Remind your builder and Methuselah from the BCO that this is the 21st century!

Posted: Tue Nov 18, 2008 10:08 pm
by Dave_L
Those clay buckets are excellent, saw ETM, local utils contractor digging up through the road and round services with one today!

Posted: Wed Nov 19, 2008 11:27 am
by privacy121
what can i say - many thanks for all the replies

however.................what should I do now??

should i re-dig gravel out and fit a proper chamber or what!!??

in a roundabout and very unscientific way i did check soil "drainage" by running a hose into hole once i was sure i was through clay cap/level and left it running - water wouldn't even sit in hole after it had been on for half an hour as it was obviously draining away - somewhere!?!?

in response to giles; don't need a professional in on machine as i'm a legend!! seriously i did half and half use a digger-driver but he was only free weekends so i did some digging during the week myself. obviously guy i used cant have been that clued up as he never mentioned clay bucket and neither did hire co. when i called them halfway through and said the clay was proving a nightmare...............irrespective i still wondered if it would have worked - you had to see and feel the condition of the clay especially for soakaway right next door to a long established tree - only way to make any inroads into it was with a clay spade on a breaker!! saying all that i've no doubt you guys HAVE seen it all as you've been in the game some considerable time longer than i have..........!!

an addition to all of above and previous posts i may get another chance to "get it right" with a new soakaway to front soon; the drainage for new extension won't *work* cos of 200mm over-bloody-specified reinforced ground slab so i'm having to dig a complete new drainage run round side of house( digging up marshalls block paving laid between, relaying it all, etc, bloody etc). at the same time i may put a soakaway in and some gullies/french drains at edges of drive as currently there is no drainage to front drive so water pools off into neighbours when it rains or just sits there, problem also exists if I wash cars, etc
and whilst i've got the digger................???
(having dug up a text area yet but believe drive is currently tarmac overlaid with loose pea shingle)

Posted: Tue Jan 13, 2009 7:03 pm
by privacy121
Hi - back again after faffing, faffing and faffing up to and over Xmas!
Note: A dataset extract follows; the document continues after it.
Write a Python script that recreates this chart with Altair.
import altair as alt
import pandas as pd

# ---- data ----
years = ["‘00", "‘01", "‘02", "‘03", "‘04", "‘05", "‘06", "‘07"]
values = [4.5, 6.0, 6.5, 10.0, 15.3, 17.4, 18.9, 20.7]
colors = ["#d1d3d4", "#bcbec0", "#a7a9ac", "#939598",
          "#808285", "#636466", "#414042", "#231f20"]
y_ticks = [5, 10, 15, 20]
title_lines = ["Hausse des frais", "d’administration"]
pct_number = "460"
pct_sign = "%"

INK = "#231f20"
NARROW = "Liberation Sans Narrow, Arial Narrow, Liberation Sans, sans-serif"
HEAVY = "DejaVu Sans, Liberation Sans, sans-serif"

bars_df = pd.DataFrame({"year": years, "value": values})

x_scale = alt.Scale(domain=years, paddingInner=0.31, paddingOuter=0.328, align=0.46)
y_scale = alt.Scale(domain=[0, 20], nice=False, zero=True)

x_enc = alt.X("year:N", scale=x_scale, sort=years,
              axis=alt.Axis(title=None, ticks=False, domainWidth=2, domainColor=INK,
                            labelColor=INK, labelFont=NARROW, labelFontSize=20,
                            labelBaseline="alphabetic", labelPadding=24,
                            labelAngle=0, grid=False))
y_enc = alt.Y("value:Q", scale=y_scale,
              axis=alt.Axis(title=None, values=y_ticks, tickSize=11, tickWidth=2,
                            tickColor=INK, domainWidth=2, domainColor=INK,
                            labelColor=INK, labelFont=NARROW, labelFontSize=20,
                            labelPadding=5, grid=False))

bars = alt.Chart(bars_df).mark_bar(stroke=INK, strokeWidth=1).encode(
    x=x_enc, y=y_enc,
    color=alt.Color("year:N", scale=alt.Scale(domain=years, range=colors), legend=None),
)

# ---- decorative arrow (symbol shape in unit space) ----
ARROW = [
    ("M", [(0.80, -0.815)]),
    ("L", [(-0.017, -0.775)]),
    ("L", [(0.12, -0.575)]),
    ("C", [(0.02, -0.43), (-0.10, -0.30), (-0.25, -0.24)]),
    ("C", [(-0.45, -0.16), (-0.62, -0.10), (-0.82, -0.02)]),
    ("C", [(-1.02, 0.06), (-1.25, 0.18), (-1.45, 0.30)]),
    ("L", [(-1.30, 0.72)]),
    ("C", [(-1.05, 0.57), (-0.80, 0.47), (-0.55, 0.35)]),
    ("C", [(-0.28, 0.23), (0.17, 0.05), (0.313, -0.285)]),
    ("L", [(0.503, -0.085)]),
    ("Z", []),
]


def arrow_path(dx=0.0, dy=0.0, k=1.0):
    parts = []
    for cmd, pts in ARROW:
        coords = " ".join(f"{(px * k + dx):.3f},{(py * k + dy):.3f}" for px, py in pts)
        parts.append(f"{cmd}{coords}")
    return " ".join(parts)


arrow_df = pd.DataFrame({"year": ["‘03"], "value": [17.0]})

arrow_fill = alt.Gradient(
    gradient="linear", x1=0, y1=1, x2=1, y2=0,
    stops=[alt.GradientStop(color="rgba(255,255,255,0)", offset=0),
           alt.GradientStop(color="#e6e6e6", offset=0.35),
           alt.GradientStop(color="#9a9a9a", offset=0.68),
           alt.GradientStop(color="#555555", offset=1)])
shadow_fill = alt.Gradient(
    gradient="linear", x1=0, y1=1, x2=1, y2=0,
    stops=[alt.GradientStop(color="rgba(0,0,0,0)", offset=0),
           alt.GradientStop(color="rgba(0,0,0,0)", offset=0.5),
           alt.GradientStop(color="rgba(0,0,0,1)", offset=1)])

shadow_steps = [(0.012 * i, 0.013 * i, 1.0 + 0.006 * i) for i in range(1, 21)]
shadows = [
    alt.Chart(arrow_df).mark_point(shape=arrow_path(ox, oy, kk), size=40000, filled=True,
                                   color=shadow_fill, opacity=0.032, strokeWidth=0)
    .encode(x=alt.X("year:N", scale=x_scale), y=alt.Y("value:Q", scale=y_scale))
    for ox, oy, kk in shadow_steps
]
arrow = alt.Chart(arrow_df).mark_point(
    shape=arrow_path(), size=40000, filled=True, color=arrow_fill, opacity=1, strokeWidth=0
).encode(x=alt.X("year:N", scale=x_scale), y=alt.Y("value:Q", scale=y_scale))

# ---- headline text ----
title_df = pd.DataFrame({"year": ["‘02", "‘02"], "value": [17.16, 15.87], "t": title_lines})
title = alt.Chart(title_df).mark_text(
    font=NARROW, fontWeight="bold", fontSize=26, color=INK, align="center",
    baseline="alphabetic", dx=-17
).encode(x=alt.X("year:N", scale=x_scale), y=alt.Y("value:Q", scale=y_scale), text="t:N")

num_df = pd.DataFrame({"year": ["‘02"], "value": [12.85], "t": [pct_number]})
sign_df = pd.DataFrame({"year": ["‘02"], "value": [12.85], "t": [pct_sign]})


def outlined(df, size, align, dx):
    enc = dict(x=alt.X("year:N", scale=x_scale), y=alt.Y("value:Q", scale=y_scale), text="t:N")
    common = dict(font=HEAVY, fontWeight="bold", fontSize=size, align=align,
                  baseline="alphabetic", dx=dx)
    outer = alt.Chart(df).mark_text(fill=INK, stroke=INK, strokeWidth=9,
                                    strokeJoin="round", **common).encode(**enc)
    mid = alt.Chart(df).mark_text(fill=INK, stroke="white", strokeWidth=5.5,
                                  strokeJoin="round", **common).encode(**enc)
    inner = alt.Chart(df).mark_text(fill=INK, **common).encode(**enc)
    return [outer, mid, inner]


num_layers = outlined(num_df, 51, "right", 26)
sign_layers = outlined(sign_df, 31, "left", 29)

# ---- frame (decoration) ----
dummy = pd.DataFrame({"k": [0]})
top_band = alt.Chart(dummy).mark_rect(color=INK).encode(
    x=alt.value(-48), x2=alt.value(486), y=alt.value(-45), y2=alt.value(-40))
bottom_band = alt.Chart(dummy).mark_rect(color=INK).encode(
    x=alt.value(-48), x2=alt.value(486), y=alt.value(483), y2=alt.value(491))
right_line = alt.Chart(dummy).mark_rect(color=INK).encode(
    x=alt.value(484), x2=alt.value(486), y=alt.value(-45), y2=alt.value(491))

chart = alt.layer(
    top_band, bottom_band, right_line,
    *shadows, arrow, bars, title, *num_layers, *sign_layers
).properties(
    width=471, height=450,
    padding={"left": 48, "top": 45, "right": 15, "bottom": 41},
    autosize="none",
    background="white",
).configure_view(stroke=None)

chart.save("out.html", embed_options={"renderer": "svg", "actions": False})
Two questions...............

1) Had to dig a new drain run round other side of house and connect into last IC/manhole at boundary before it all flows off to water utility co. Got the fall right and broke through precast concrete manhole at right invert level, etc. Had to carefully chip out benching and brought pipe in at angle so it joins at the "right angle" with a straight pipe. Am happy with what I've done but can I just check what anyone would recomend to "re-bench" around and over the pipe I've brought in i.e. in idiots terms; 3 soft sand, 1 part cement, etc. Do I need a specialist mortar, buy pre-bagged, etc, etc????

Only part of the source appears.